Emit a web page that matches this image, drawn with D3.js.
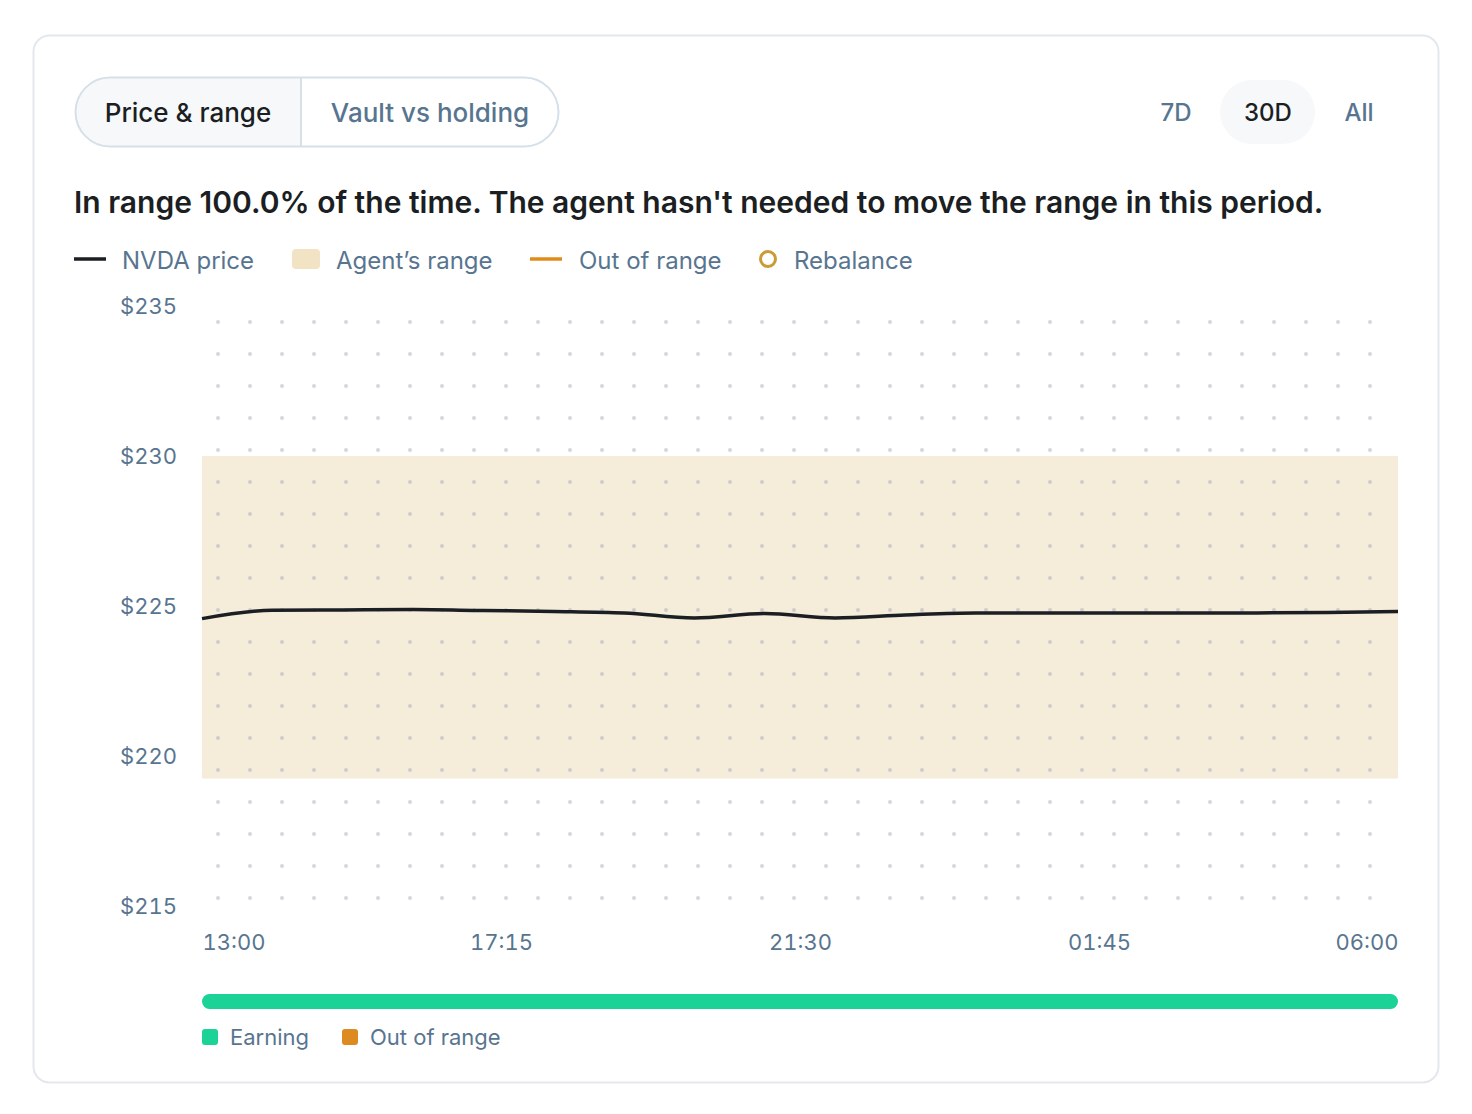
<!DOCTYPE html>
<html>
<head>
<meta charset="utf-8">
<script src="https://cdn.jsdelivr.net/npm/d3@7"></script>
<style>
  html, body { margin: 0; padding: 0; background: #ffffff; }
  svg { display: block; font-family: Inter, "Noto Sans", sans-serif; }
  .tnum { font-variant-numeric: tabular-nums; font-feature-settings: "tnum" 1; }
</style>
</head>
<body>
<svg id="chart" width="1472" height="1114"></svg>
<script>
// ---- data ----
const hours = ["13:00","14:00","15:00","16:00","17:00","18:00","19:00","20:00","21:00","22:00","23:00","00:00","01:00","02:00","03:00","04:00","05:00","06:00"];
const prices = [224.58,224.86,224.87,224.88,224.85,224.82,224.77,224.60,224.75,224.60,224.70,224.77,224.77,224.77,224.77,224.77,224.78,224.82];
const rangeLow = 219.25;
const rangeHigh = 230.0;
const yTicks = [215, 220, 225, 230, 235];
const xTickLabels = ["13:00", "17:15", "21:30", "01:45", "06:00"];
const xTickHours = [0, 4.25, 8.5, 12.75, 17];
const tabs = ["Price & range", "Vault vs holding"];
const periods = ["7D", "30D", "All"];
const headline = "In range 100.0% of the time. The agent hasn't needed to move the range in this period.";
const legendItems = ["NVDA price", "Agent\u2019s range", "Out of range", "Rebalance"];
const statusItems = ["Earning", "Out of range"];
const earningShare = [1.0, 0.0];

// ---- colors ----
const C = {
  text: "#1b1e22", muted: "#587590", border: "#e3e8ee", tabBorder: "#d6e0e9",
  tabActive: "#f6f8fa", range: "#f5ecda", rangeSwatch: "#f1e3c4", line: "#1b1e22",
  orange: "#e08b1b", gold: "#c99c35", green: "#1bd396", orangeSq: "#dd8a21"
};

const svg = d3.select("#chart");

// card
svg.append("rect").attr("x", 33.5).attr("y", 35.5).attr("width", 1405).attr("height", 1047)
  .attr("rx", 16).attr("fill", "#fff").attr("stroke", C.border).attr("stroke-width", 2);

// tabs
const tabG = svg.append("g");
tabG.append("path")
  .attr("d", "M301,78 H110 A34,34 0 0 0 110,146 H301 Z").attr("fill", C.tabActive);
tabG.append("rect").attr("x", 75.5).attr("y", 77.5).attr("width", 483).attr("height", 69)
  .attr("rx", 34.5).attr("fill", "none").attr("stroke", C.tabBorder).attr("stroke-width", 2);
tabG.append("line").attr("x1", 301).attr("x2", 301).attr("y1", 78).attr("y2", 146)
  .attr("stroke", C.tabBorder).attr("stroke-width", 2);
const tabX = [188, 430];
tabG.selectAll("text.tab").data(tabs).join("text")
  .attr("x", (d, i) => tabX[i]).attr("y", 121.5).attr("text-anchor", "middle")
  .attr("font-size", 26).attr("font-weight", 500)
  .attr("fill", (d, i) => i === 0 ? C.text : C.muted).text(d => d);

// period buttons
svg.append("rect").attr("x", 1220).attr("y", 80).attr("width", 95).attr("height", 64)
  .attr("rx", 32).attr("fill", C.tabActive);
const perX = [1176, 1268, 1359];
svg.selectAll("text.per").data(periods).join("text")
  .attr("x", (d, i) => perX[i]).attr("y", 120.5).attr("text-anchor", "middle")
  .attr("font-size", 24).attr("font-weight", 500)
  .attr("fill", (d, i) => i === 1 ? C.text : C.muted).text(d => d);

// headline
svg.append("text").attr("x", 74).attr("y", 212.5).attr("font-size", 30).attr("font-weight", 600)
  .attr("fill", C.text).text(headline);

// legend
const lg = svg.append("g");
lg.append("line").attr("x1", 74).attr("x2", 106).attr("y1", 259).attr("y2", 259)
  .attr("stroke", C.line).attr("stroke-width", 3.5);
lg.append("rect").attr("x", 292).attr("y", 249).attr("width", 28).attr("height", 20)
  .attr("rx", 4).attr("fill", C.rangeSwatch);
lg.append("line").attr("x1", 530).attr("x2", 562).attr("y1", 259).attr("y2", 259)
  .attr("stroke", C.orange).attr("stroke-width", 3.5);
lg.append("circle").attr("cx", 768).attr("cy", 259).attr("r", 7.5)
  .attr("fill", "none").attr("stroke", C.gold).attr("stroke-width", 3);
const lgX = [122, 336, 579, 794];
lg.selectAll("text").data(legendItems).join("text")
  .attr("x", (d, i) => lgX[i]).attr("y", 268.5).attr("font-size", 24)
  .attr("fill", C.muted).text(d => d);

// scales
const plot = { left: 202, right: 1398, top: 306, bottom: 906 };
const x = d3.scaleLinear().domain([0, 17]).range([plot.left, plot.right]);
const y = d3.scaleLinear().domain([215, 235]).range([plot.bottom, plot.top]);

// range band
svg.append("rect").attr("x", plot.left).attr("width", plot.right - plot.left)
  .attr("y", y(rangeHigh)).attr("height", y(rangeLow) - y(rangeHigh)).attr("fill", C.range);

// dot grid pattern
const defs = svg.append("defs");
const pat = defs.append("pattern").attr("id", "dots").attr("patternUnits", "userSpaceOnUse")
  .attr("x", plot.left).attr("y", plot.top).attr("width", 32).attr("height", 32);
pat.append("circle").attr("cx", 16).attr("cy", 16).attr("r", 2).attr("fill", "#94a3b8").attr("fill-opacity", 0.42);
svg.append("rect").attr("x", plot.left).attr("y", plot.top)
  .attr("width", plot.right - plot.left).attr("height", plot.bottom - plot.top).attr("fill", "url(#dots)");

// y axis
const yAxis = d3.axisLeft(y).tickValues(yTicks).tickSize(0).tickPadding(0).tickFormat(d => "$" + d);
const yg = svg.append("g").attr("transform", "translate(177,0)").call(yAxis);
yg.select(".domain").remove();
yg.selectAll("text").attr("class", "tnum").attr("font-size", 22).attr("fill", C.muted)
  .attr("font-family", "Inter, sans-serif").attr("dy", "0.35em");

// x axis
const xAxis = d3.axisBottom(x).tickValues(xTickHours).tickSize(0).tickPadding(0)
  .tickFormat((d, i) => xTickLabels[i]);
const xg = svg.append("g").attr("transform", "translate(0,950)").call(xAxis);
xg.select(".domain").remove();
xg.selectAll("text").attr("class", "tnum").attr("font-size", 22).attr("fill", C.muted)
  .attr("font-family", "Inter, sans-serif").attr("dy", 0)
  .attr("text-anchor", (d, i) => i === 0 ? "start" : (i === xTickHours.length - 1 ? "end" : "middle"));

// price line
const line = d3.line().x((d, i) => x(i)).y(d => y(d)).curve(d3.curveMonotoneX);
svg.append("path").datum(prices).attr("d", line).attr("fill", "none")
  .attr("stroke", C.line).attr("stroke-width", 3.5).attr("stroke-linejoin", "round");

// status bar
const bx = d3.scaleLinear().domain([0, 1]).range([plot.left, plot.right]);
svg.append("rect").attr("x", bx(0)).attr("y", 994).attr("width", bx(earningShare[0]) - bx(0))
  .attr("height", 15).attr("rx", 7.5).attr("fill", C.green);

// status legend
const sq = [{ x: 202, c: C.green }, { x: 342, c: C.orangeSq }];
svg.selectAll("rect.sq").data(statusItems).join("rect")
  .attr("x", (d, i) => sq[i].x).attr("y", 1029).attr("width", 16).attr("height", 16)
  .attr("rx", 3).attr("fill", (d, i) => sq[i].c);
const sqT = [230, 370];
svg.selectAll("text.st").data(statusItems).join("text")
  .attr("x", (d, i) => sqT[i]).attr("y", 1045).attr("font-size", 22)
  .attr("fill", C.muted).text(d => d);
</script>
</body>
</html>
____________________
-- What to do --
All the lines above are to be given again exactly as they read, with the pictures removed.

-- Solution to the problem --
Emit a web page that matches this image, drawn with D3.js.
<!DOCTYPE html>
<html>
<head>
<meta charset="utf-8">
<script src="https://cdn.jsdelivr.net/npm/d3@7"></script>
<style>
  html, body { margin: 0; padding: 0; background: #ffffff; }
  svg { display: block; font-family: Inter, "Noto Sans", sans-serif; }
  .tnum { font-variant-numeric: tabular-nums; font-feature-settings: "tnum" 1; }
</style>
</head>
<body>
<svg id="chart" width="1472" height="1114"></svg>
<script>
// ---- data ----
const hours = ["13:00","14:00","15:00","16:00","17:00","18:00","19:00","20:00","21:00","22:00","23:00","00:00","01:00","02:00","03:00","04:00","05:00","06:00"];
const prices = [224.58,224.86,224.87,224.88,224.85,224.82,224.77,224.60,224.75,224.60,224.70,224.77,224.77,224.77,224.77,224.77,224.78,224.82];
const rangeLow = 219.25;
const rangeHigh = 230.0;
const yTicks = [215, 220, 225, 230, 235];
const xTickLabels = ["13:00", "17:15", "21:30", "01:45", "06:00"];
const xTickHours = [0, 4.25, 8.5, 12.75, 17];
const tabs = ["Price & range", "Vault vs holding"];
const periods = ["7D", "30D", "All"];
const headline = "In range 100.0% of the time. The agent hasn't needed to move the range in this period.";
const legendItems = ["NVDA price", "Agent\u2019s range", "Out of range", "Rebalance"];
const statusItems = ["Earning", "Out of range"];
const earningShare = [1.0, 0.0];

// ---- colors ----
const C = {
  text: "#1b1e22", muted: "#587590", border: "#e3e8ee", tabBorder: "#d6e0e9",
  tabActive: "#f6f8fa", range: "#f5ecda", rangeSwatch: "#f1e3c4", line: "#1b1e22",
  orange: "#e08b1b", gold: "#c99c35", green: "#1bd396", orangeSq: "#dd8a21"
};

const svg = d3.select("#chart");

// card
svg.append("rect").attr("x", 33.5).attr("y", 35.5).attr("width", 1405).attr("height", 1047)
  .attr("rx", 16).attr("fill", "#fff").attr("stroke", C.border).attr("stroke-width", 2);

// tabs
const tabG = svg.append("g");
tabG.append("path")
  .attr("d", "M301,78 H110 A34,34 0 0 0 110,146 H301 Z").attr("fill", C.tabActive);
tabG.append("rect").attr("x", 75.5).attr("y", 77.5).attr("width", 483).attr("height", 69)
  .attr("rx", 34.5).attr("fill", "none").attr("stroke", C.tabBorder).attr("stroke-width", 2);
tabG.append("line").attr("x1", 301).attr("x2", 301).attr("y1", 78).attr("y2", 146)
  .attr("stroke", C.tabBorder).attr("stroke-width", 2);
const tabX = [188, 430];
tabG.selectAll("text.tab").data(tabs).join("text")
  .attr("x", (d, i) => tabX[i]).attr("y", 121.5).attr("text-anchor", "middle")
  .attr("font-size", 26).attr("font-weight", 500)
  .attr("fill", (d, i) => i === 0 ? C.text : C.muted).text(d => d);

// period buttons
svg.append("rect").attr("x", 1220).attr("y", 80).attr("width", 95).attr("height", 64)
  .attr("rx", 32).attr("fill", C.tabActive);
const perX = [1176, 1268, 1359];
svg.selectAll("text.per").data(periods).join("text")
  .attr("x", (d, i) => perX[i]).attr("y", 120.5).attr("text-anchor", "middle")
  .attr("font-size", 24).attr("font-weight", 500)
  .attr("fill", (d, i) => i === 1 ? C.text : C.muted).text(d => d);

// headline
svg.append("text").attr("x", 74).attr("y", 212.5).attr("font-size", 30).attr("font-weight", 600)
  .attr("fill", C.text).text(headline);

// legend
const lg = svg.append("g");
lg.append("line").attr("x1", 74).attr("x2", 106).attr("y1", 259).attr("y2", 259)
  .attr("stroke", C.line).attr("stroke-width", 3.5);
lg.append("rect").attr("x", 292).attr("y", 249).attr("width", 28).attr("height", 20)
  .attr("rx", 4).attr("fill", C.rangeSwatch);
lg.append("line").attr("x1", 530).attr("x2", 562).attr("y1", 259).attr("y2", 259)
  .attr("stroke", C.orange).attr("stroke-width", 3.5);
lg.append("circle").attr("cx", 768).attr("cy", 259).attr("r", 7.5)
  .attr("fill", "none").attr("stroke", C.gold).attr("stroke-width", 3);
const lgX = [122, 336, 579, 794];
lg.selectAll("text").data(legendItems).join("text")
  .attr("x", (d, i) => lgX[i]).attr("y", 268.5).attr("font-size", 24)
  .attr("fill", C.muted).text(d => d);

// scales
const plot = { left: 202, right: 1398, top: 306, bottom: 906 };
const x = d3.scaleLinear().domain([0, 17]).range([plot.left, plot.right]);
const y = d3.scaleLinear().domain([215, 235]).range([plot.bottom, plot.top]);

// range band
svg.append("rect").attr("x", plot.left).attr("width", plot.right - plot.left)
  .attr("y", y(rangeHigh)).attr("height", y(rangeLow) - y(rangeHigh)).attr("fill", C.range);

// dot grid pattern
const defs = svg.append("defs");
const pat = defs.append("pattern").attr("id", "dots").attr("patternUnits", "userSpaceOnUse")
  .attr("x", plot.left).attr("y", plot.top).attr("width", 32).attr("height", 32);
pat.append("circle").attr("cx", 16).attr("cy", 16).attr("r", 2).attr("fill", "#94a3b8").attr("fill-opacity", 0.42);
svg.append("rect").attr("x", plot.left).attr("y", plot.top)
  .attr("width", plot.right - plot.left).attr("height", plot.bottom - plot.top).attr("fill", "url(#dots)");

// y axis
const yAxis = d3.axisLeft(y).tickValues(yTicks).tickSize(0).tickPadding(0).tickFormat(d => "$" + d);
const yg = svg.append("g").attr("transform", "translate(177,0)").call(yAxis);
yg.select(".domain").remove();
yg.selectAll("text").attr("class", "tnum").attr("font-size", 22).attr("fill", C.muted)
  .attr("font-family", "Inter, sans-serif").attr("dy", "0.35em");

// x axis
const xAxis = d3.axisBottom(x).tickValues(xTickHours).tickSize(0).tickPadding(0)
  .tickFormat((d, i) => xTickLabels[i]);
const xg = svg.append("g").attr("transform", "translate(0,950)").call(xAxis);
xg.select(".domain").remove();
xg.selectAll("text").attr("class", "tnum").attr("font-size", 22).attr("fill", C.muted)
  .attr("font-family", "Inter, sans-serif").attr("dy", 0)
  .attr("text-anchor", (d, i) => i === 0 ? "start" : (i === xTickHours.length - 1 ? "end" : "middle"));

// price line
const line = d3.line().x((d, i) => x(i)).y(d => y(d)).curve(d3.curveMonotoneX);
svg.append("path").datum(prices).attr("d", line).attr("fill", "none")
  .attr("stroke", C.line).attr("stroke-width", 3.5).attr("stroke-linejoin", "round");

// status bar
const bx = d3.scaleLinear().domain([0, 1]).range([plot.left, plot.right]);
svg.append("rect").attr("x", bx(0)).attr("y", 994).attr("width", bx(earningShare[0]) - bx(0))
  .attr("height", 15).attr("rx", 7.5).attr("fill", C.green);

// status legend
const sq = [{ x: 202, c: C.green }, { x: 342, c: C.orangeSq }];
svg.selectAll("rect.sq").data(statusItems).join("rect")
  .attr("x", (d, i) => sq[i].x).attr("y", 1029).attr("width", 16).attr("height", 16)
  .attr("rx", 3).attr("fill", (d, i) => sq[i].c);
const sqT = [230, 370];
svg.selectAll("text.st").data(statusItems).join("text")
  .attr("x", (d, i) => sqT[i]).attr("y", 1045).attr("font-size", 22)
  .attr("fill", C.muted).text(d => d);
</script>
</body>
</html>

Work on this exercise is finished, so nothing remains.